Cientista esteve em Foz do Iguaçu para visitar atrativos turísticos.
O destino de Miriane Griselda Pastoriza foi traçado pelas estrelas. Quando criança, em um povoado pobre de Santiago del Estero, no Norte da Argentina, ela dormia com a família ao ar livre para vencer o sufocante calor de 49°C na região onde não havia nem ventiladores. Foi assim, acostumando-se a olhar para o céu, que aos 8 anos de idade ficou encantada com o amontoado de pontinhos das mais variadas cores, as estrelas.
A curiosidade aumentou depois de ler revistas infantis que traziam conteúdos sobre átomos, física e astronomia. Mas a decisão foi mesmo tomada após um livro do astrônomo Laplace, disponível na biblioteca do povoado onde vivia, chegar às mãos dela. Ao ler a obra, com quase 10 anos, Miriane decidiu: seria astrônoma.
Hoje, professora titular de astronomia do Departamento de Física do Instituto de Física da Universidade Federal do Rio Grande do Sul (UFRGS), e membro da Academia Brasileira de Ciências, Miriane é referência na área. Argentina naturalizada brasileira, ela foi a primeira mulher astrônoma graduada pela Universidade de Córdoba. Em 1973, defendeu a tese na área de Astronomia das Galáxias.
Miriane tornou-se professora do UFRGS em 1978, após ter de deixar a Argentina na ditadura. Foi contratada para orientar alunos de mestrados e doutorados. Um dos seus legados na área de atuação é a descoberta e caracterização das galáxias Sérsic-Pastoriza, conhecidas como galáxias com núcleos peculiares. O trabalho foi feito em conjunto com o astrônomo argentino JL Sérsic.

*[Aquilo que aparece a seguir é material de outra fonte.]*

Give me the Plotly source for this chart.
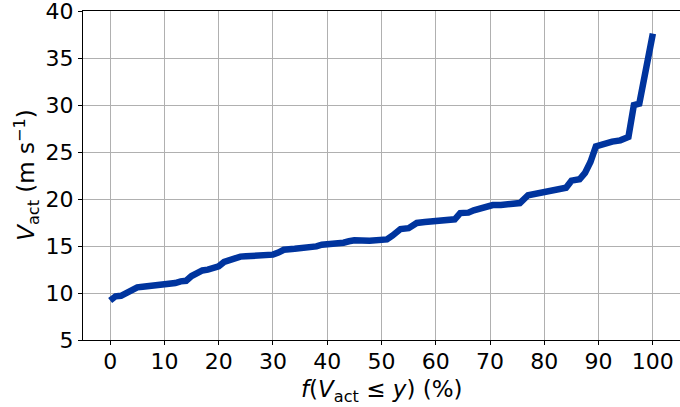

Em outubro, ela esteve em Foz do Iguaçu para visitar as Cataratas e falou com a equipe do H2FOZ, na Livraria Kunda, sobre sua trajetória na astronomia e o momento crítico que a ciência vem enfrentando hoje.

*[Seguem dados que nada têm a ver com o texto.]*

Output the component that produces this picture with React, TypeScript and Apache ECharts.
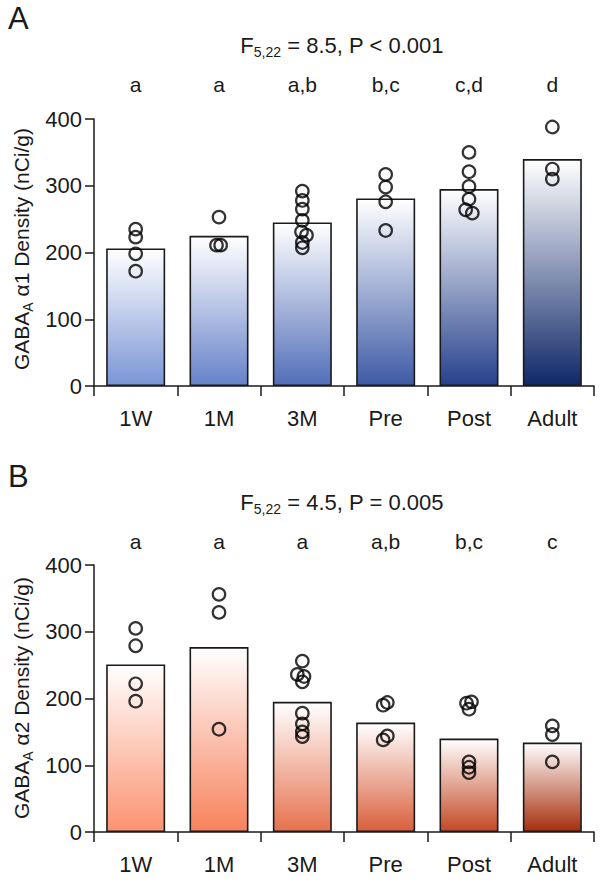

“Esse é o período mais crítico quando se trata em verbas para pesquisas. Mas esse é um problema não só do Brasil, mas de todos os países latino-americanos. Nossos colegas da área da química e biológicas que têm laboratórios estão sem recursos até para pagar a luz. Isso é crítico”, lamenta. A cientista reprova os recentes cortes do governo federal na área da ciência. “Todos os políticos usam celular para mandar mensagens e cortam R$ 600 milhões da ciência.”
Na avaliação de Miriane, há um retrocesso mundial que talvez seja reflexo de um medo ou esforço para seguir avançando. “Até agora quem resolveu os problemas e fez avançar a humanidade foi o trabalho da ciência, para o bem e para o mal”, pontua.
Astronomia – Contrariando posições que criticam investimentos na ciência, Miriane comenta que o objetivo da astronomia é levar o ser humano a conhecer mecanismos físicos que existem nas estrelas e meios intraestelares que permitam ser utilizados no futuro até como fonte de energia. “Todos os elementos químicos que existem na Terra não foram gerados na Terra, foram gerados no Sol, e alguns são remanescentes da nuvem que formou nosso sistema planetário.” Ela ainda ressalta a importância da física: “Se não fosse a física, não existiria o celular, os carros não funcionariam, e os aviões não voariam”.
Um dos alvos atuais da astronomia é entender melhor a chamada matéria escura. Miriane diz que o saber mais sobre a matéria escura vai dar respostas para muitas coisas.
Ela explica que a astronomia é uma ciência mundial, por isso os cientistas trabalham muito em sistema de colaboração e não conseguem fazer muita coisa localmente. Na avaliação dela, a astronomia brasileira cresceu muito. Hoje, há astrônomos do país participando de projetos de observação em grandes centros – Norte do Chile e Havaí.
Pela importância da matéria, os astrônomos fazem atualmente um movimento para incluir a Astronomia Básica no ensino médio. Os conteúdos de astronomia hoje estão dispersos nas disciplinas de física e geografia.
Polo Astronômico – Foz do Iguaçu já foi referência no contexto da astronomia quando funcionava o Polo Astronômico Casimiro Montenegro Filho, no Parque Tecnológico Itaipu (PTI). Inaugurado em 2009, o polo era um centro de cursos para professores e recebia visitas de alunos de escolas públicas, particulares e turistas que visitavam o planetário instalado no local. Também integrava uma rede de pesquisas astronômicas.
Integrando uma rede internacional de observatórios, o polo contribuiu para a descoberta de um sistema de anéis ao redor de um pequeno asteroide chamado Cariclo, que teve destaque na prestigiada revista britânica Nature em 2014.
A estrutura foi desmontada em 2020 com a promessa de ser reaberta no Ecomuseu de Itaipu, que passará por uma reestruturação, porém ainda não há data definida.